What you are asked to do — Please copy the lines below exactly, from the first one through the line showing "const TEXT = '#1a1a1a';".

Input records —
· · · · · · ·

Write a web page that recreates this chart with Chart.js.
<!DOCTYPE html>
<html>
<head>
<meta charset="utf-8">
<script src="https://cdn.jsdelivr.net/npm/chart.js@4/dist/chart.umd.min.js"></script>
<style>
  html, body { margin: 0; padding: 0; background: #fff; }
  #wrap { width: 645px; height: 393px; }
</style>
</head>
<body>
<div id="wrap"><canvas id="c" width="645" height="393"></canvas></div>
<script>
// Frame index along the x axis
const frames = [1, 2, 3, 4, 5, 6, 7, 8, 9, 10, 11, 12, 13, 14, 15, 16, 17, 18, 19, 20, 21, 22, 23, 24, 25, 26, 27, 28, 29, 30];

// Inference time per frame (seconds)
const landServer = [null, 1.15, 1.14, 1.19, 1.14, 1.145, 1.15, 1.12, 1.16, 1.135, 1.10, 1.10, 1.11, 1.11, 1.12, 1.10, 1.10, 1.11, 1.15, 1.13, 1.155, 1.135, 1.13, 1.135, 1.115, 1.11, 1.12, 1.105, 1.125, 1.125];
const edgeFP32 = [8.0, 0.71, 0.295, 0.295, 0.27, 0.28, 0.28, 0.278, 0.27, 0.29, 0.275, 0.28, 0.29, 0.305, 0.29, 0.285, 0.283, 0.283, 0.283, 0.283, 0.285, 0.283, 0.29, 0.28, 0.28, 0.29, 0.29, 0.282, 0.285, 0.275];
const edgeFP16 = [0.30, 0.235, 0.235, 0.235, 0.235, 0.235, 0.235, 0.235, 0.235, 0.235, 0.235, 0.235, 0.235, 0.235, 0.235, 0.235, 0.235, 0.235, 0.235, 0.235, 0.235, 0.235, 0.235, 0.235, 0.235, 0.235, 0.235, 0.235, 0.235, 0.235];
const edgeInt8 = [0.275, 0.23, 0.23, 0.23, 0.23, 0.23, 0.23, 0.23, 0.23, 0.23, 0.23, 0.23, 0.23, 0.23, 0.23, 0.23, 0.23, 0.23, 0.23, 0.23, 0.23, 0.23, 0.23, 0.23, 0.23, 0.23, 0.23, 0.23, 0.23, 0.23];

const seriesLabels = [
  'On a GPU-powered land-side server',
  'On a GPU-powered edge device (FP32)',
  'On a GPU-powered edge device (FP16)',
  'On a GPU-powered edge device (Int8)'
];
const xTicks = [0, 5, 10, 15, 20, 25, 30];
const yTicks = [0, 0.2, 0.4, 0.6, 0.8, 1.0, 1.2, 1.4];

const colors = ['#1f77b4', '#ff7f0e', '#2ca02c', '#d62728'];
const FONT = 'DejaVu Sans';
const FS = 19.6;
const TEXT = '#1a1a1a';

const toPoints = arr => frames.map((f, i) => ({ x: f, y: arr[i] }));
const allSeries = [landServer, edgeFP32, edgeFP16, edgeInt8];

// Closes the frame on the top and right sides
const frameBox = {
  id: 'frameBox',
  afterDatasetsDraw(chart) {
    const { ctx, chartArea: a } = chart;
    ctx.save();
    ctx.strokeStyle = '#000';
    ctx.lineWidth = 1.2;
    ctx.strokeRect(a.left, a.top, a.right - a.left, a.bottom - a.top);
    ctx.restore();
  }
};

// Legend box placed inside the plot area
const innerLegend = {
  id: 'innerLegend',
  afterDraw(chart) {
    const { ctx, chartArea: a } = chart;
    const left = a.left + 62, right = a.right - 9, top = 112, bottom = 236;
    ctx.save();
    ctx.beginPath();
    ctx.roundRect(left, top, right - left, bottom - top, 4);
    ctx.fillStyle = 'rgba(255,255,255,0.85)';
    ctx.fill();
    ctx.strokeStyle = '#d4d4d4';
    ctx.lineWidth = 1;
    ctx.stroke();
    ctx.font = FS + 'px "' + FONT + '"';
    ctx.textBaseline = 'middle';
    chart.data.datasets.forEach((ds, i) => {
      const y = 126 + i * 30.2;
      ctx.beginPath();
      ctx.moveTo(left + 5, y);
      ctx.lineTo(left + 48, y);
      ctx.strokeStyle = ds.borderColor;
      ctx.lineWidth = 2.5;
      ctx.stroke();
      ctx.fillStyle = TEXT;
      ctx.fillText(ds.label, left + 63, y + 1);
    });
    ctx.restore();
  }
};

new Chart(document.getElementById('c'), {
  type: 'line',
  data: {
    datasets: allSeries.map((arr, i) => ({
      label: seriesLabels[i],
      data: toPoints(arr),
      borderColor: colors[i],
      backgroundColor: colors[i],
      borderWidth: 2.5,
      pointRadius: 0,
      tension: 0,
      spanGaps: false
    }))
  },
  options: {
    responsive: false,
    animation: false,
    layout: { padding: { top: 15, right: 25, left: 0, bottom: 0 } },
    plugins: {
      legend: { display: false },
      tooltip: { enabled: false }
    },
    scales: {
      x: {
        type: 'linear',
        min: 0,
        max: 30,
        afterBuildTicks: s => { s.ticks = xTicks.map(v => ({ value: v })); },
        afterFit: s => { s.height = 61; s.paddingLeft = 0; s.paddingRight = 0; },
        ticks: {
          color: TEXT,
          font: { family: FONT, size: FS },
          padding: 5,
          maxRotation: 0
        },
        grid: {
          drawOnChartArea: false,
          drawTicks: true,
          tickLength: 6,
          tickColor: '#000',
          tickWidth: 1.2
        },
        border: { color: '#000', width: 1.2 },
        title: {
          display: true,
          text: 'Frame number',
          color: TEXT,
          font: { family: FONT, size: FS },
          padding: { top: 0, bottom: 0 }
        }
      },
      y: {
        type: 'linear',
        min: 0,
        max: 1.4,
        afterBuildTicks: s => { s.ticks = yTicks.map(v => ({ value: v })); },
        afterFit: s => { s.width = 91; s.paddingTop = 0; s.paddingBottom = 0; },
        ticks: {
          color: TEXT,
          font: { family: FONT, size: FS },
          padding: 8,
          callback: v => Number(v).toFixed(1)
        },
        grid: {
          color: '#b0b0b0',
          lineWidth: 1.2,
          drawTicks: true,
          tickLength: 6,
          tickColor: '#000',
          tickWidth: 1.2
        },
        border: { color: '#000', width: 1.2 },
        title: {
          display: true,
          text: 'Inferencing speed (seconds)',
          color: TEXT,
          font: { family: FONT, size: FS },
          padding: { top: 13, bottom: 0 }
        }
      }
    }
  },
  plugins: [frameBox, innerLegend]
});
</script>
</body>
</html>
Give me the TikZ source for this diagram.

· · · · · · ·

Final result —
Write a web page that recreates this chart with Chart.js.
<!DOCTYPE html>
<html>
<head>
<meta charset="utf-8">
<script src="https://cdn.jsdelivr.net/npm/chart.js@4/dist/chart.umd.min.js"></script>
<style>
  html, body { margin: 0; padding: 0; background: #fff; }
  #wrap { width: 645px; height: 393px; }
</style>
</head>
<body>
<div id="wrap"><canvas id="c" width="645" height="393"></canvas></div>
<script>
// Frame index along the x axis
const frames = [1, 2, 3, 4, 5, 6, 7, 8, 9, 10, 11, 12, 13, 14, 15, 16, 17, 18, 19, 20, 21, 22, 23, 24, 25, 26, 27, 28, 29, 30];

// Inference time per frame (seconds)
const landServer = [null, 1.15, 1.14, 1.19, 1.14, 1.145, 1.15, 1.12, 1.16, 1.135, 1.10, 1.10, 1.11, 1.11, 1.12, 1.10, 1.10, 1.11, 1.15, 1.13, 1.155, 1.135, 1.13, 1.135, 1.115, 1.11, 1.12, 1.105, 1.125, 1.125];
const edgeFP32 = [8.0, 0.71, 0.295, 0.295, 0.27, 0.28, 0.28, 0.278, 0.27, 0.29, 0.275, 0.28, 0.29, 0.305, 0.29, 0.285, 0.283, 0.283, 0.283, 0.283, 0.285, 0.283, 0.29, 0.28, 0.28, 0.29, 0.29, 0.282, 0.285, 0.275];
const edgeFP16 = [0.30, 0.235, 0.235, 0.235, 0.235, 0.235, 0.235, 0.235, 0.235, 0.235, 0.235, 0.235, 0.235, 0.235, 0.235, 0.235, 0.235, 0.235, 0.235, 0.235, 0.235, 0.235, 0.235, 0.235, 0.235, 0.235, 0.235, 0.235, 0.235, 0.235];
const edgeInt8 = [0.275, 0.23, 0.23, 0.23, 0.23, 0.23, 0.23, 0.23, 0.23, 0.23, 0.23, 0.23, 0.23, 0.23, 0.23, 0.23, 0.23, 0.23, 0.23, 0.23, 0.23, 0.23, 0.23, 0.23, 0.23, 0.23, 0.23, 0.23, 0.23, 0.23];

const seriesLabels = [
  'On a GPU-powered land-side server',
  'On a GPU-powered edge device (FP32)',
  'On a GPU-powered edge device (FP16)',
  'On a GPU-powered edge device (Int8)'
];
const xTicks = [0, 5, 10, 15, 20, 25, 30];
const yTicks = [0, 0.2, 0.4, 0.6, 0.8, 1.0, 1.2, 1.4];

const colors = ['#1f77b4', '#ff7f0e', '#2ca02c', '#d62728'];
const FONT = 'DejaVu Sans';
const FS = 19.6;
const TEXT = '#1a1a1a';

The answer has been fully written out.